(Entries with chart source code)
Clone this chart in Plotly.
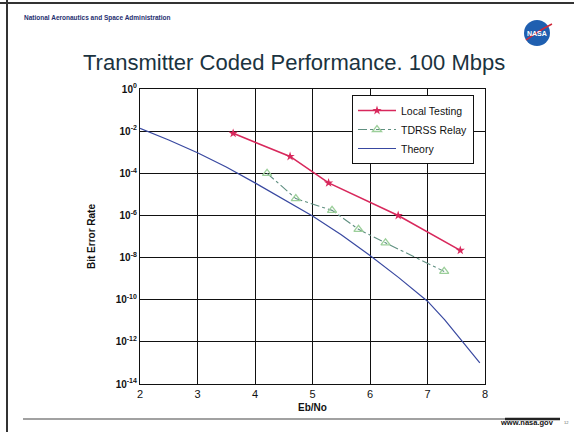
import plotly.graph_objects as go

# ---- data ----
local_x = [3.62, 4.61, 5.28, 6.49, 7.57]
local_ber = [7.9e-3, 6.3e-4, 3.5e-5, 1.0e-6, 2.2e-8]

tdrss_x = [4.21, 4.71, 5.34, 5.80, 6.27, 7.29]
tdrss_ber = [1.0e-4, 6.3e-6, 1.74e-6, 2.2e-7, 5.0e-8, 2.2e-9]

theory_x = [2.0, 2.5, 3.0, 3.5, 4.0, 4.5, 5.0, 5.5, 6.0, 6.5, 7.0, 7.3, 7.6, 7.91]
theory_ber = [1.35e-2, 3.8e-3, 9.5e-4, 2.0e-4, 3.5e-5, 6.0e-6, 9.5e-7, 1.2e-7,
              1.26e-8, 1.12e-9, 8.5e-11, 1.1e-11, 1.1e-12, 1.0e-13]

y_exponents = [0, -2, -4, -6, -8, -10, -12, -14]
x_ticks = [2, 3, 4, 5, 6, 7, 8]

W, H = 574, 432
L, R, T, B = 140, 485, 89, 384


def px(x):
    return (x - L) / (R - L)


def py(y):
    return (B - y) / (B - T)


fig = go.Figure()
fig.add_trace(go.Scatter(
    x=local_x, y=local_ber, name="Local Testing", mode="lines+markers",
    line=dict(color="#d8285c", width=1.6),
    marker=dict(symbol="star", size=7, color="#d8285c")))
fig.add_trace(go.Scatter(
    x=tdrss_x, y=tdrss_ber, name="TDRSS Relay", mode="lines+markers",
    line=dict(color="#5f8f80", width=1.1, dash="dashdot"),
    marker=dict(symbol="triangle-up-open", size=8, color="#9ccf9a",
                line=dict(width=1.3, color="#9ccf9a"))))
fig.add_trace(go.Scatter(
    x=theory_x, y=theory_ber, name="Theory", mode="lines",
    line=dict(color="#3848a0", width=1.2)))

fig.update_xaxes(range=[2, 8], tickvals=x_ticks, showgrid=True,
                 gridcolor="#111111", gridwidth=1, showline=True,
                 linecolor="#111111", linewidth=1.2, mirror=True,
                 zeroline=False, ticks="", ticklen=0,
                 tickfont=dict(family="Liberation Sans", size=11, color="#111111"),
                 title=dict(text="<b>Eb/No</b>", standoff=4,
                            font=dict(family="Liberation Sans", size=10, color="#111111")))
fig.update_yaxes(type="log", range=[-14, 0],
                 tickvals=[10.0 ** e for e in y_exponents],
                 ticktext=["<b>10<sup>%d</sup></b>" % e for e in y_exponents],
                 showgrid=True, gridcolor="#111111", gridwidth=1,
                 showline=True, linecolor="#111111", linewidth=1.2, mirror=True,
                 zeroline=False, ticks="", ticklen=0,
                 tickfont=dict(family="Liberation Sans", size=10, color="#111111"),
                 title=dict(text="<b>Bit Error Rate</b>", standoff=18,
                            font=dict(family="Liberation Sans", size=10, color="#111111")))

fig.update_layout(
    width=W, height=H,
    margin=dict(l=L, r=W - R, t=T, b=H - B, autoexpand=False),
    paper_bgcolor="white", plot_bgcolor="white",
    showlegend=True,
    legend=dict(x=px(352), y=py(95), xanchor="left", yanchor="top",
                bgcolor="white", bordercolor="#111111", borderwidth=1,
                font=dict(family="Liberation Sans", size=10.5, color="#111111"),
                tracegroupgap=0, itemwidth=38),
)

shapes = [
    # slide frame
    dict(type="line", xref="paper", yref="paper", x0=px(0), x1=px(W), y0=py(3), y1=py(3),
         line=dict(color="#333333", width=2)),
    dict(type="line", xref="paper", yref="paper", x0=px(7), x1=px(7), y0=py(0), y1=py(H),
         line=dict(color="#333333", width=2)),
    # bottom rule
    dict(type="line", xref="paper", yref="paper", x0=px(23), x1=px(560), y0=py(419), y1=py(419),
         line=dict(color="#444444", width=1.2)),
    dict(type="line", xref="paper", yref="paper", x0=px(505), x1=px(560), y0=py(419), y1=py(419),
         line=dict(color="#222222", width=2.5)),
    # NASA logo circle
    dict(type="circle", xref="paper", yref="paper", x0=px(524), x1=px(550), y0=py(20), y1=py(46),
         fillcolor="#1f5fb0", line=dict(color="#1f5fb0", width=0)),
    dict(type="path", xref="paper", yref="paper",
         path="M %f %f Q %f %f %f %f" % (px(526), py(40), px(540), py(30), px(552), py(24)),
         line=dict(color="#d0283a", width=1.5)),
]
fig.update_layout(shapes=shapes)

annos = [
    dict(text="<b>National Aeronautics and Space Administration</b>", x=px(22), y=py(18),
         xanchor="left", yanchor="middle", font=dict(family="Liberation Sans", size=6.5, color="#1f2f6f")),
    dict(text="Transmitter Coded Performance. 100 Mbps", x=px(294), y=py(62),
         xanchor="center", yanchor="middle",
         font=dict(family="Liberation Sans", size=22, color="#1b3340")),
    dict(text="<b>NASA</b>", x=px(537), y=py(33), xanchor="center", yanchor="middle",
         font=dict(family="Liberation Sans", size=7, color="white")),
    dict(text="<b>www.nasa.gov</b>", x=px(556), y=py(422), xanchor="right", yanchor="middle",
         font=dict(family="Liberation Sans", size=7.5, color="#111111")),
    dict(text="12", x=px(566), y=py(422), xanchor="center", yanchor="middle",
         font=dict(family="Liberation Sans", size=4, color="#666666")),
]
for a in annos:
    a.update(xref="paper", yref="paper", showarrow=False)
fig.update_layout(annotations=annos)

fig.write_html("out.html", config={"displayModeBar": False},
               post_script="document.body.style.margin='0';document.body.style.overflow='hidden';")
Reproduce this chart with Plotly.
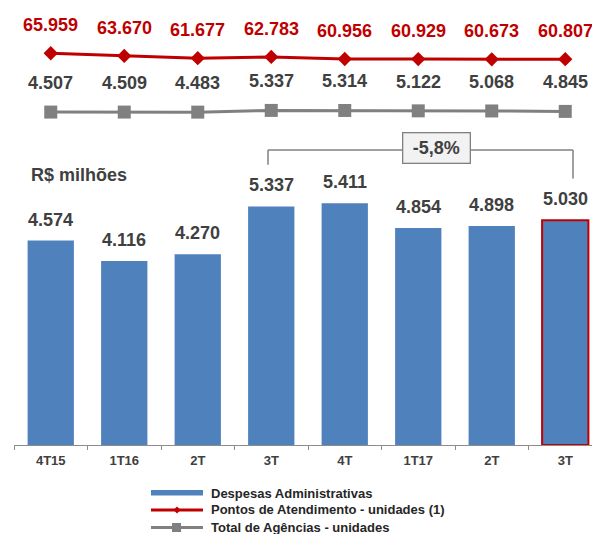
import plotly.graph_objects as go

# ---- data -------------------------------------------------------------
quarters = ["4T15", "1T16", "2T", "3T", "4T", "1T17", "2T", "3T"]
despesas = [4574, 4116, 4270, 5337, 5411, 4854, 4898, 5030]          # R$ milhões
pontos = [65959, 63670, 61677, 62783, 60956, 60929, 60673, 60807]     # unidades
agencias = [4507, 4509, 4483, 5337, 5314, 5122, 5068, 4845]           # unidades
variacao = "-5,8%"
unit_label = "R$ milhões"
legend_names = ["Despesas Administrativas",
                "Pontos de Atendimento - unidades (1)",
                "Total de Agências - unidades"]

# ---- styling ----------------------------------------------------------
FONT = "Liberation Sans, Arial, sans-serif"
BLUE = "#4F81BD"
RED = "#C00000"
GREY = "#808080"
TXT = "#404040"

W, H = 592, 534
PLOT_L, PLOT_H = 14, 445           # plot area: left edge, height (top margin 0)
CAT_PX = 73.5                      # width of one category slot
PLOT_W = W - PLOT_L

x = list(range(len(quarters)))


def px_to_x(px):
    return (px - PLOT_L) / CAT_PX - 0.5


def px_to_py(py):
    return (PLOT_H - py) / PLOT_H


def axis_range(v_ref, py_ref, px_per_unit):
    top = v_ref + py_ref / px_per_unit
    bottom = v_ref - (PLOT_H - py_ref) / px_per_unit
    return [bottom, top]


def fmt(v):
    return f"{v:,}".replace(",", ".")


bar_scale = 0.0447
y_bar = axis_range(0, PLOT_H, bar_scale)
y_red = axis_range(62182, 57.6, 0.00115)
y_grey = axis_range(4898, 111.3, 0.002)

fig = go.Figure()

fig.add_trace(go.Bar(
    x=x, y=despesas, width=0.63,
    marker=dict(color=BLUE,
                line=dict(color=[BLUE] * 7 + [RED], width=[0] * 7 + [2])),
    yaxis="y", showlegend=False,
))
fig.add_trace(go.Scatter(
    x=x, y=pontos, mode="lines+markers",
    line=dict(color=RED, width=3),
    marker=dict(symbol="diamond", size=11, color=RED),
    yaxis="y2", showlegend=False, cliponaxis=False,
))
fig.add_trace(go.Scatter(
    x=x, y=agencias, mode="lines+markers",
    line=dict(color=GREY, width=3),
    marker=dict(symbol="square", size=13, color=GREY),
    yaxis="y3", showlegend=False, cliponaxis=False,
))

annotations = []
for xi, v in zip(x, despesas):
    annotations.append(dict(x=xi, y=v, xref="x", yref="y", text=fmt(v),
                            showarrow=False, yshift=21, yanchor="middle",
                            font=dict(family=FONT, size=18, color=TXT, weight="bold")))
for xi, v in zip(x, pontos):
    annotations.append(dict(x=xi, y=v, xref="x", yref="y2", text=fmt(v),
                            showarrow=False, yshift=28, yanchor="middle",
                            font=dict(family=FONT, size=18, color=RED, weight="bold")))
for xi, v in zip(x, agencias):
    annotations.append(dict(x=xi, y=v, xref="x", yref="y3", text=fmt(v),
                            showarrow=False, yshift=29, yanchor="middle",
                            font=dict(family=FONT, size=18, color=TXT, weight="bold")))

# unit caption
annotations.append(dict(x=(29 - PLOT_L) / PLOT_W, y=px_to_py(175), xref="paper", yref="paper",
                        text=unit_label, showarrow=False, xanchor="left", yanchor="middle",
                        font=dict(family=FONT, size=18, color=TXT, weight="bold")))

# variation bracket between the two 3T bars
bracket_top = (PLOT_H - 150) / bar_scale
gap = 930
left_x, right_x = px_to_x(268), px_to_x(573)
shapes = [
    dict(type="line", xref="x", yref="y", x0=left_x, x1=left_x,
         y0=despesas[3] + gap, y1=bracket_top, line=dict(color=GREY, width=1.5)),
    dict(type="line", xref="x", yref="y", x0=left_x, x1=right_x,
         y0=bracket_top, y1=bracket_top, line=dict(color=GREY, width=1.5)),
    dict(type="line", xref="x", yref="y", x0=right_x, x1=right_x,
         y0=bracket_top, y1=despesas[7] + gap, line=dict(color=GREY, width=1.5)),
]
annotations.append(dict(x=px_to_x(436.5), y=(PLOT_H - 148) / bar_scale, xref="x", yref="y",
                        text=variacao, showarrow=False, xanchor="center", yanchor="middle",
                        width=66, height=29, borderpad=0, bordercolor=GREY, borderwidth=1.3,
                        bgcolor="#F2F2F2",
                        font=dict(family=FONT, size=18, color=TXT, weight="bold")))

# legend drawn by hand
def lx(px):
    return (px - PLOT_L) / PLOT_W


leg_rows = [493, 510, 527]
shapes += [
    dict(type="rect", xref="paper", yref="paper", x0=lx(151), x1=lx(203),
         y0=px_to_py(490), y1=px_to_py(495.5), fillcolor=BLUE, line=dict(width=0)),
    dict(type="line", xref="paper", yref="paper", x0=lx(151), x1=lx(203),
         y0=px_to_py(510), y1=px_to_py(510), line=dict(color=RED, width=3)),
    dict(type="path", xref="paper", yref="paper",
         path=(f"M{lx(173.5)},{px_to_py(510)} L{lx(177)},{px_to_py(506.5)} "
               f"L{lx(180.5)},{px_to_py(510)} L{lx(177)},{px_to_py(513.5)} Z"),
         fillcolor=RED, line=dict(width=0)),
    dict(type="line", xref="paper", yref="paper", x0=lx(151), x1=lx(203),
         y0=px_to_py(527.5), y1=px_to_py(527.5), line=dict(color=GREY, width=3)),
    dict(type="rect", xref="paper", yref="paper", x0=lx(172), x1=lx(181),
         y0=px_to_py(523), y1=px_to_py(532), fillcolor=GREY, line=dict(width=0)),
]
for name, row in zip(legend_names, leg_rows):
    annotations.append(dict(x=lx(209), y=px_to_py(row), xref="paper", yref="paper",
                            text=name, showarrow=False, xanchor="left", yanchor="middle",
                            font=dict(family=FONT, size=13, color="#262626", weight="bold")))

hidden = dict(visible=False, showgrid=False, zeroline=False, fixedrange=True)

fig.update_layout(
    width=W, height=H,
    margin=dict(l=PLOT_L, r=0, t=0, b=H - PLOT_H, pad=0),
    paper_bgcolor="white", plot_bgcolor="white",
    xaxis=dict(range=[-0.5, -0.5 + PLOT_W / CAT_PX], tickvals=x, ticktext=quarters,
               ticks="", showgrid=False, zeroline=False, ticklabelstandoff=3,
               showline=True, linecolor="#8C8C8C", linewidth=1,
               tickfont=dict(family=FONT, size=13, color=TXT, weight="bold"),
               minor=dict(tickvals=[i - 0.5 for i in range(len(quarters) + 1)],
                          ticks="outside", ticklen=4, tickcolor="#8C8C8C", tickwidth=1,
                          showgrid=False)),
    yaxis=dict(range=y_bar, domain=[0, 1], **hidden),
    yaxis2=dict(range=y_red, overlaying="y", **hidden),
    yaxis3=dict(range=y_grey, overlaying="y", **hidden),
    shapes=shapes,
    annotations=annotations,
    bargap=0.37,
)

fig.write_html("out.html")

WHAT TO WORK ON → Indicate how many lines of the material contain the string "this", giving the number and nothing more.

FINISHED ANSWER → 2